* **WHAT YOU ARE ASKED TO DO**: Write out every line of the material as it stands, apart from the pictures.

━━ MATERIAL PROVIDED ━━

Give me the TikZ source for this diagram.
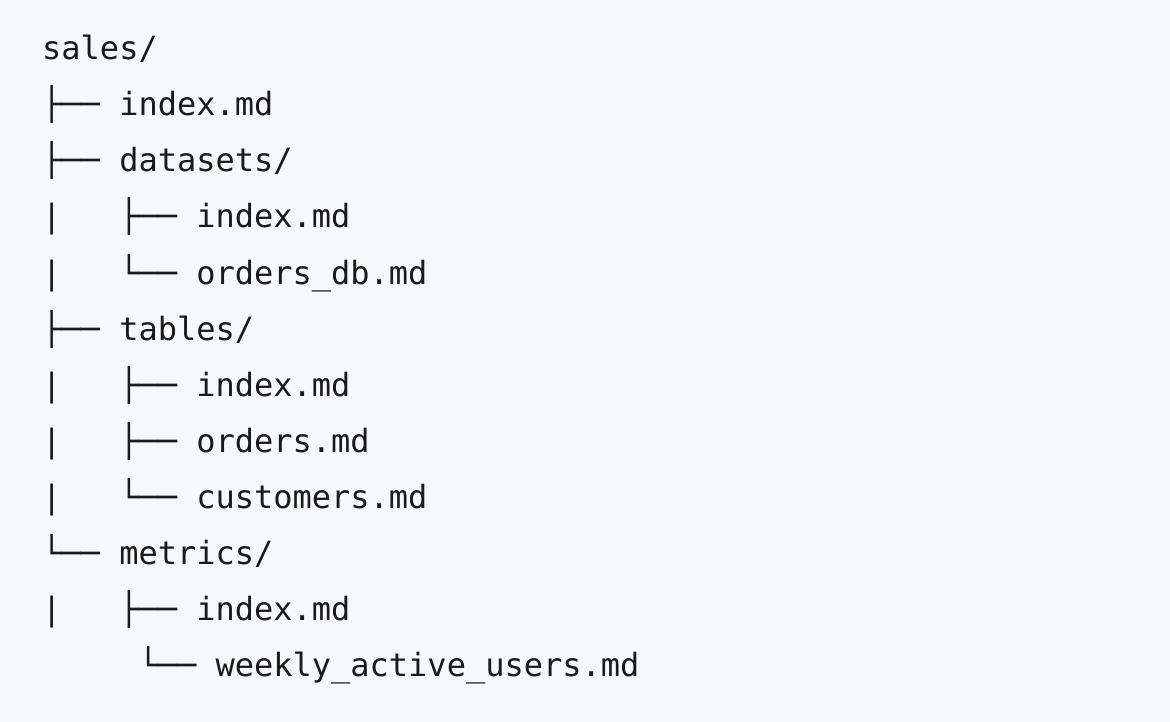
\documentclass[tikz,border=0pt]{standalone}
\usepackage{fontspec}
\setmonofont{DejaVu Sans Mono}
\definecolor{bgpanel}{HTML}{F7F8FA}
\definecolor{treeink}{HTML}{1A1A1A}
\begin{document}
\begin{tikzpicture}
[x=1pt,y=1pt,line/.style={anchor=base west,inner sep=0pt,text=treeink,font=\ttfamily\fontsize{32}{36}\selectfont},]

%Background panel
\fill[bgpanel] (0,0) rectangle (1170,-722);
\useasboundingbox (0,0) rectangle (1170,-722);

%Tree lines
\foreach \i/\txt in {1/{sales/},
  2/{├── index.md},
  3/{├── datasets/},
  4/{|\ \ \ ├── index.md},
  5/{|\ \ \ └── orders\_db.md},
  6/{├── tables/},
  7/{|\ \ \ ├── index.md},
  8/{|\ \ \ ├── orders.md},
  9/{|\ \ \ └── customers.md},
  10/{└── metrics/},
  11/{|\ \ \ ├── index.md},
  12/{\ \ \ \ \ └── weekly\_active\_users.md}}
{
  \node (l\i) at (42,{-60-56*(\i-1)})[line] {\obeyspaces\txt};
}

%
\end{tikzpicture}
\end{document}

━━━

* **FINISHED EXERCISE**:
Give me the TikZ source for this diagram.
\documentclass[tikz,border=0pt]{standalone}
\usepackage{fontspec}
\setmonofont{DejaVu Sans Mono}
\definecolor{bgpanel}{HTML}{F7F8FA}
\definecolor{treeink}{HTML}{1A1A1A}
\begin{document}
\begin{tikzpicture}
[x=1pt,y=1pt,line/.style={anchor=base west,inner sep=0pt,text=treeink,font=\ttfamily\fontsize{32}{36}\selectfont},]

%Background panel
\fill[bgpanel] (0,0) rectangle (1170,-722);
\useasboundingbox (0,0) rectangle (1170,-722);

%Tree lines
\foreach \i/\txt in {1/{sales/},
  2/{├── index.md},
  3/{├── datasets/},
  4/{|\ \ \ ├── index.md},
  5/{|\ \ \ └── orders\_db.md},
  6/{├── tables/},
  7/{|\ \ \ ├── index.md},
  8/{|\ \ \ ├── orders.md},
  9/{|\ \ \ └── customers.md},
  10/{└── metrics/},
  11/{|\ \ \ ├── index.md},
  12/{\ \ \ \ \ └── weekly\_active\_users.md}}
{
  \node (l\i) at (42,{-60-56*(\i-1)})[line] {\obeyspaces\txt};
}

%
\end{tikzpicture}
\end{document}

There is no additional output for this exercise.